Labour Party (UK) affiliated trade union

In British politics, an affiliated trade union is one that is linked to the Labour Party. The party was created by the trade unions and socialist societies in 1900 as the Labour Representation Committee and the unions have retained close institutional links with it.

Affiliated unions pay an annual fee to the Labour Party; in return, they elect thirteen of the thirty-nine members of Labour's National Executive Committee and fifty per cent of the delegates to Labour Party Conference. Local union branches also affiliate to Constituency Labour Parties and their members who are also individual members of the Party may represent the union as delegates on Labour Party structures.

Individual members may opt out of paying into a union's political fund which is used to finance the affiliation.

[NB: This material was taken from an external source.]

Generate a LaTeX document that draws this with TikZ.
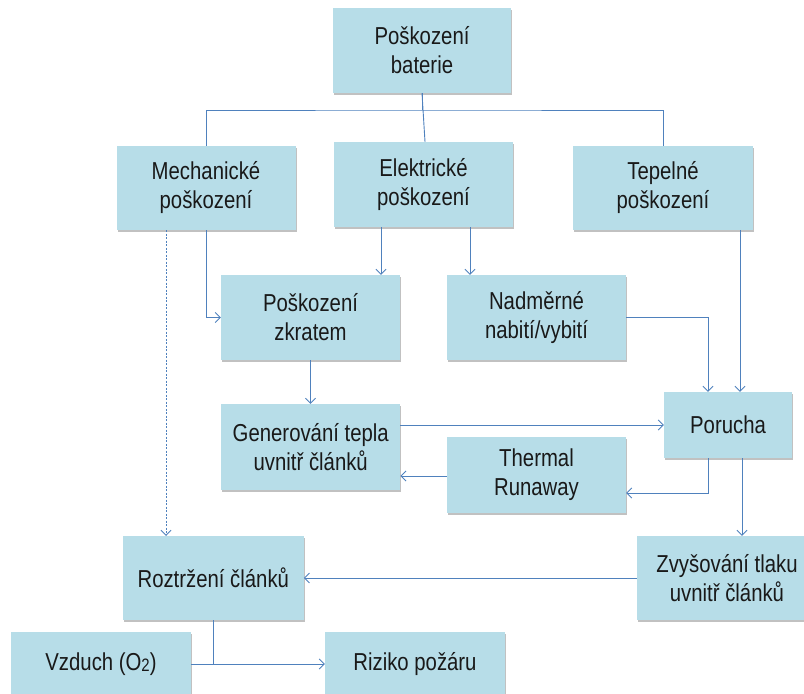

Since 1994, affiliated trade unions have organised themselves into TULO - The Trade Union & Labour Party Liaison Organisation, with a small number of staff to manage the relationship between the unions and the Party. A national TULO committee, with the unions' general secretaries, the Party Leader and Deputy Leader, General Secretary and NEC Chair and MPs' representatives, meets regularly to co-ordinate work and policy.

Until 1995, each union exercised a block vote at party conferences; since then, multiple delegates of a single union get an equal share of its voting allocation.[1]

  1. ^ Brivati, B.; Heffernan, R. (2000). The Labour Party: A Centenary History. Springer. p. 234. ISBN 978-0-230-59558-3. Retrieved 14 January 2020.